First of all, we can easily record these messages in a data store, let's say using JSON format and in a MongoDB collection or in a CouchDB database. We can also notice that messages should be ordered and assigned a sequence number at the source. This way, it is possible to tell if 2 messages are contiguous or if there are one or more messages not yet received in between. So the first part of the service is about subscribing to the data stream, and storing the messages as they come.

Then, the second part of the service is to provide a REST API to access the time series (no Websockets or long polling for now). Well, the REST API can be very simple as this one:

where TS is the name of the time series and X the sequence index at which we need to start returning the data points. The returned data could be of this form with X=10:
  { "index" : 10,
    "date" : 1423259728987,
    "value" : 10},
  { "index" : 11,
    "date" : 1423259730094,
    "value" : 42},

However, there are a couple of things to consider:

  • The list of data points can be very large, and could cause out-of-memory crashes on the client or on the server depending on the implementation.
  • Data points are received asynchronously, and there is no guarantee that the returned list will contain a continuous sequence.
  • Some data point may be lost and will not be delivered, and again there is no guarantee that the returned list will contain a continuous sequence.
  • Finally, the data stream may have ended, so that no more data points will be available and we need to indicate this.

With this in mind, I would like to propose the following design:

  • There must be a server side limit on the number of data points returned at a time. This limit can be a default and potentially a lower limit could be specified by the client, but the important thing is to define a reasonable maximum limit to enforce.
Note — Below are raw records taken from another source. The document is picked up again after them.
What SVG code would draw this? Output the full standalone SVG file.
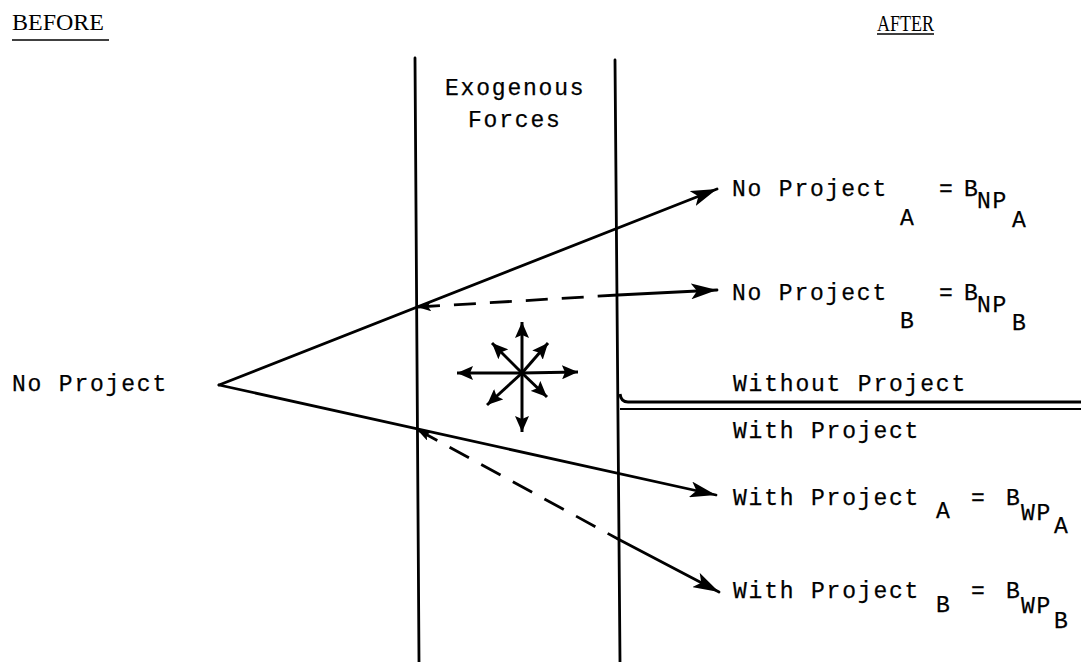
<svg xmlns="http://www.w3.org/2000/svg" width="1081" height="662" viewBox="0 0 1081 662">
<style>
.t{font-family:"Liberation Mono","DejaVu Sans Mono",monospace;font-size:23px;letter-spacing:1.8px;fill:#000;stroke:#000;stroke-width:0.25}
.h{font-family:"Liberation Serif","Times New Roman",serif;font-size:24px;fill:#000}
.ln{stroke:#000;stroke-width:2.8;fill:none;stroke-linecap:round}
.ds{stroke:#000;stroke-width:2.8;fill:none;stroke-dasharray:22 14}
.st{stroke:#000;stroke-width:3;fill:none}
</style>
<defs>
<marker id="ah" markerUnits="userSpaceOnUse" markerWidth="28" markerHeight="16" refX="26" refY="8" orient="auto">
<path d="M0,0 L26,8 L0,16 L6,8 Z" fill="#000"/>
</marker>
<marker id="sh" markerUnits="userSpaceOnUse" markerWidth="18" markerHeight="14" refX="16" refY="7" orient="auto">
<path d="M0,0 L16,7 L0,14 L3,7 Z" fill="#000"/>
</marker>
<marker id="bk" markerUnits="userSpaceOnUse" markerWidth="16" markerHeight="10" refX="1" refY="5" orient="auto">
<path d="M0,5 L14,0 L11,5 L14,10 Z" fill="#000"/>
</marker>
</defs>
<rect width="1081" height="662" fill="#fff"/>

<g id="headers">
<text class="h" x="12" y="30">BEFORE</text>
<line x1="12" y1="40" x2="109" y2="40" stroke="#000" stroke-width="1.6"/>
<text class="h" x="877" y="31" textLength="57" lengthAdjust="spacingAndGlyphs">AFTER</text>
<line x1="877" y1="34" x2="934" y2="34" stroke="#000" stroke-width="1.6"/>
</g>

<g id="exogenous">
<line class="ln" x1="415" y1="58" x2="419" y2="662"/>
<line class="ln" x1="615" y1="60" x2="620" y2="662"/>
<text class="t" x="445" y="95">Exogenous</text>
<text class="t" x="468" y="127">Forces</text>
</g>

<g id="forces">
<g class="st">
<line x1="522" y1="373" x2="522" y2="322" marker-end="url(#sh)"/>
<line x1="522" y1="373" x2="522" y2="432" marker-end="url(#sh)"/>
<line x1="522" y1="373" x2="457" y2="373" marker-end="url(#sh)"/>
<line x1="522" y1="373" x2="578" y2="372" marker-end="url(#sh)"/>
<line x1="522" y1="373" x2="548" y2="343" marker-end="url(#sh)"/>
<line x1="522" y1="373" x2="492" y2="343" marker-end="url(#sh)"/>
<line x1="522" y1="373" x2="547" y2="397" marker-end="url(#sh)"/>
<line x1="522" y1="373" x2="487" y2="405" marker-end="url(#sh)"/>
</g>
</g>

<g id="no-project-start">
<text class="t" x="12" y="391">No Project</text>
</g>

<g id="divider">
<path d="M620,394 Q621,402 628,402 L1081,402" stroke="#000" stroke-width="3" fill="none"/>
<line x1="620" y1="409" x2="1081" y2="409" stroke="#000" stroke-width="1.8"/>
<text class="t" x="733" y="391">Without Project</text>
<text class="t" x="733" y="438">With Project</text>
</g>

<g id="connectors">
<line class="ln" x1="219" y1="385" x2="717" y2="189" marker-end="url(#ah)"/>
<line class="ds" x1="418" y1="307" x2="618" y2="295" marker-start="url(#bk)"/>
<line class="ln" x1="618" y1="295" x2="717" y2="290" marker-end="url(#ah)"/>
<line class="ln" x1="219" y1="385" x2="716" y2="495" marker-end="url(#ah)"/>
<line class="ds" x1="418" y1="430" x2="618" y2="539" marker-start="url(#bk)"/>
<line class="ln" x1="618" y1="539" x2="719" y2="592" marker-end="url(#ah)"/>
</g>

<g id="no-project-a">
<text class="t" x="732" y="196">No Project</text>
<text class="t" x="900" y="225">A</text>
<text class="t" x="939" y="196">=</text>
<text class="t" x="964" y="196">B</text>
<text class="t" x="977" y="208">NP</text>
<text class="t" x="1012" y="227">A</text>
</g>

<g id="no-project-b">
<text class="t" x="732" y="300">No Project</text>
<text class="t" x="900" y="328">B</text>
<text class="t" x="939" y="300">=</text>
<text class="t" x="964" y="300">B</text>
<text class="t" x="977" y="312">NP</text>
<text class="t" x="1012" y="330">B</text>
</g>

<g id="with-project-a">
<text class="t" x="733" y="505">With Project</text>
<text class="t" x="936" y="518">A</text>
<text class="t" x="971" y="505">=</text>
<text class="t" x="1006" y="505">B</text>
<text class="t" x="1021" y="520">WP</text>
<text class="t" x="1054" y="533">A</text>
</g>

<g id="with-project-b">
<text class="t" x="733" y="598">With Project</text>
<text class="t" x="936" y="612">B</text>
<text class="t" x="971" y="598">=</text>
<text class="t" x="1006" y="598">B</text>
<text class="t" x="1021" y="613">WP</text>
<text class="t" x="1054" y="628">B</text>
</g>
</svg>
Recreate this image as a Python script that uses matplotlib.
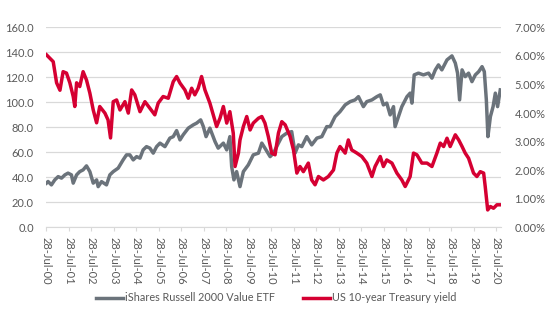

With this approach, the client can iterate over the data points, and specify the next start index as the last index + 1
  • As some data points may be received out of order, gaps in the sequence can happen. In this case, the returned list should stop at the first gap detected. So if we recorded data points X, X+1, X+2, X+4, the call would return only X, X+1 and X+2.
  • But some data point may be lost, and we need to set a maximum delay when we will consider that the data point will not be returned. If we continue the previous example, the next call will be with X=X+3. If the elapsed time between X+4 and the current time is over a maximum delay, we should assume X+3 lost, and we can return a fake data point with an attribute missing set to true, along with the rest of the sequence.
  • Finally, if we know there is no more data points because the stream ended, we can indicate this by returning a fake data item with an attribute stop set to true,

In conclusion, the client can poll the server until it receives the stop flag. At each call it will receive no more than the maximum block size defined. It can specify the next call by adding 1 to the last index received. The API also guarantees that the data items are returned in order, and that if a data item is not available after some maximum delay, it will be returned and flagged as missing along with the rest of the data points. I believe this approach can be of a general interest.